To learn more or discuss your specific needs, please get in touch by calling 023 8033 2733 or email dianewarren@fiandertovell.co.uk
Did you know that in the 2023 Spring Budget, Jeremy Hunt announced changes to Research and Development reliefs that will equate to an extra £50 million of R&D expenditure in 2023/24?
Research and Development (R&D) reliefs provide support to companies that focus on innovative scientific and technological projects. The reliefs allow companies in the UK to continue to be a driving force of advancement on the world’s stage. However, this is inevitably subject to the government’s control over R&D relief rates.

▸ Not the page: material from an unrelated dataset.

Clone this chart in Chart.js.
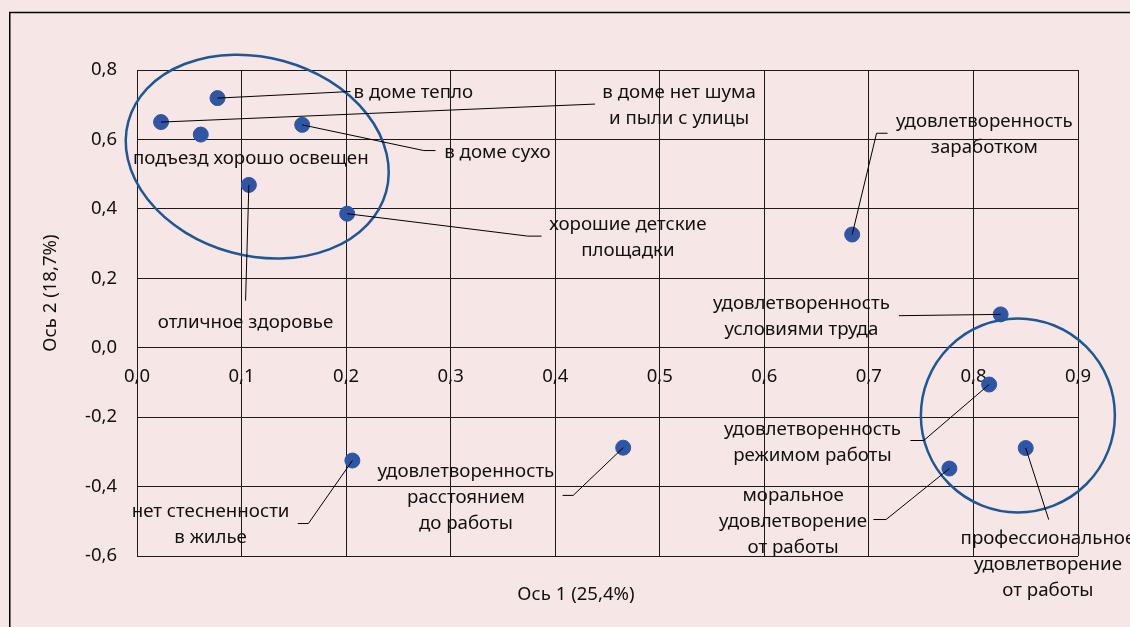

R&D reliefs can be tricky to navigate, which is why we’re on hand to break down the different R&D schemes available for different businesses.

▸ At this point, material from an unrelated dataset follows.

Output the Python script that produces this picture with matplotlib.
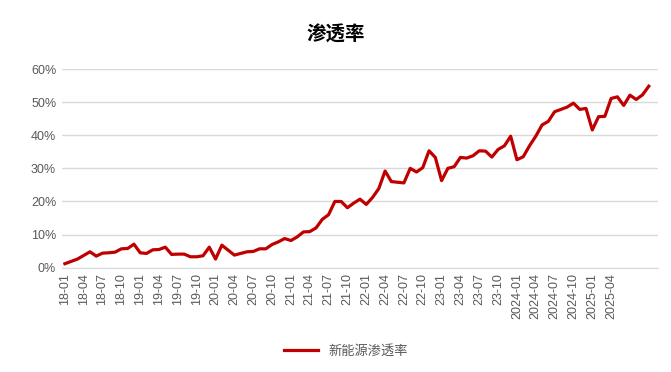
import matplotlib
matplotlib.use("Agg")
import matplotlib.pyplot as plt

plt.rcParams['font.family'] = ['Liberation Sans', 'Noto Sans CJK SC', 'DejaVu Sans']

# Monthly categories 2018-01 .. 2025-10
months = []
for y in range(2018, 2026):
    for m in range(1, 13):
        if y == 2025 and m > 10:
            break
        if y < 2024:
            months.append(f"{y % 100:02d}-{m:02d}")
        else:
            months.append(f"{y}-{m:02d}")

# NEV penetration (%)
penetration = [
    1.2, 1.9, 2.6, 3.7, 4.8, 3.5, 4.4, 4.5, 4.7, 5.7, 5.8, 7.1,
    4.5, 4.3, 5.4, 5.5, 6.2, 4.0, 4.1, 4.1, 3.3, 3.3, 3.6, 6.2,
    2.6, 6.8, 5.3, 3.8, 4.3, 4.8, 4.9, 5.7, 5.7, 7.0, 7.8, 8.8,
    8.2, 9.3, 10.8, 10.9, 12.0, 14.6, 16.0, 20.0, 20.0, 18.1, 19.5, 20.7,
    19.1, 21.2, 23.9, 29.2, 26.0, 25.8, 25.6, 30.0, 28.9, 30.2, 35.3, 33.3,
    26.3, 30.0, 30.5, 33.3, 33.1, 33.8, 35.3, 35.2, 33.4, 35.7, 36.8, 39.7,
    32.6, 33.5, 36.8, 39.7, 43.1, 44.2, 47.1, 47.8, 48.5, 49.7, 47.8, 48.1,
    41.6, 45.6, 45.7, 51.1, 51.6, 49.0, 52.1, 50.8, 52.2, 54.8,
]

yticks = [0, 10, 20, 30, 40, 50, 60]
last_label = months.index('2025-04')

fig = plt.figure(figsize=(6.71, 3.72), dpi=100)
ax = fig.add_axes([0.092, 0.2804, 0.888, 0.5341])

x = list(range(len(months)))
ax.plot(x, penetration, color='#C00000', linewidth=2.3, label='新能源渗透率',
        solid_joinstyle='round')

ax.set_ylim(0, 60)
ax.set_xlim(-0.5, 94.4)
ax.set_yticks(yticks)
ax.set_yticklabels([f"{v}%" for v in yticks])
ax.set_xticks(x[:last_label + 1:3])
ax.set_xticklabels(months[:last_label + 1:3], rotation=90)

ax.grid(axis='y', color='#D9D9D9', linewidth=1)
ax.set_axisbelow(True)
for s in ['top', 'right', 'left']:
    ax.spines[s].set_visible(False)
ax.spines['bottom'].set_color('#D9D9D9')
ax.tick_params(axis='both', length=0, labelsize=9, colors='#595959', pad=4)

fig.text(0.5, 0.905, '渗透率', ha='center', va='center', fontsize=14,
         fontweight='bold', family=['Noto Sans CJK SC'])

fig.legend(loc='center', bbox_to_anchor=(346 / 671, 1 - 351 / 372), frameon=False,
           prop={'family': ['Noto Sans CJK SC'], 'size': 9.5},
           labelcolor='#595959', handlelength=2.6)

fig.savefig('out.png', dpi=100)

To claim R&D relief, you must be able to explain how your project:
looked for an advance in science and technology
had to overcome uncertainty
tried to overcome this uncertainty
could not be worked out easily by a professional in the field.
What reliefs are available?
There are three R&D relief schemes; Research and Development Allowance (RDA); Small and Medium Enterprises Research and Development Relief (SME R&D Relief); and Research and Development Expenditure Credit (RDEC).
First, it’s important to know that Research and Development Allowance (RDA) typically gives traders relief for 100% of qualifying expenditure on research and development. In this instance, qualifying expenditure refers to capital expenditure that is incurred on research and development directly carried out by the trader, or on the trader’s behalf. This is provided that:
the research and development is related to a trade that the trader carries on, or
the trader sets up and commences a trade connected with the research and development.
This relief is similar to the Annual Investment Allowance, except isn’t limited to £1 million of capital expenditure.
For SMEs with less than 500 staff, and a turnover of under €100 million or a balance sheet total under €86 million, SME R&D relief can be claimed. This allows the company to deduct an extra 86% of their qualifying costs, on top of the 100% RDA deduction (total deduction – 186%).
For a profitable company, this effectively reduces the tax bill by 21.5% of the R&D expenditure (this reduces slightly if the company’s profits are small and it pays tax at only 19%).
Loss-making companies can surrender their R&D-related losses for a tax credit. This is normally at 10% of the loss, but there is an enhanced credit rate of 14.5% for loss-making R&D intensive SMEs. The enhanced credit allows loss-making R&D intensive SMEs to claim a credit worth £27 for every £100 they spend, whereas most companies can only reclaim £18.60.
(To qualify as R&D intensive, a company must spend 40% of their total expenditure on R&D.)
The Research and Development Expenditure Credit (RDEC) rate is available to large companies and SMEs that do not qualify for SME R&D relief. The RDEC allows companies to claim a 20% cash credit back on qualifying R&D expenditure. This is taxable at the main rate of corporation tax, so the net cash credit is only 16% of the expenditure.
What research and development costs can be claimed
Throughout the course of an R&D project, there are certain costs that R&D relief can be claimed for. These include:
Employee costs
Subcontractor costs (only for the SME scheme)
Software
Consumable items
Payments to clinical trials volunteers
There are some costs which cannot be claimed, such as:
The production and distribution of goods and services
Capital expenditure
The cost of land
The cost of patents and trademarks
Rent or rates.
All of the above is subject to fairly complex rules limiting the qualifying expenditure, and there are also a number of reporting requirements in addition to the normal corporation tax return process. HMRC are focusing their attention on R&D claims at the moment, and so care must be taken in preparing and submitting any claim for relief.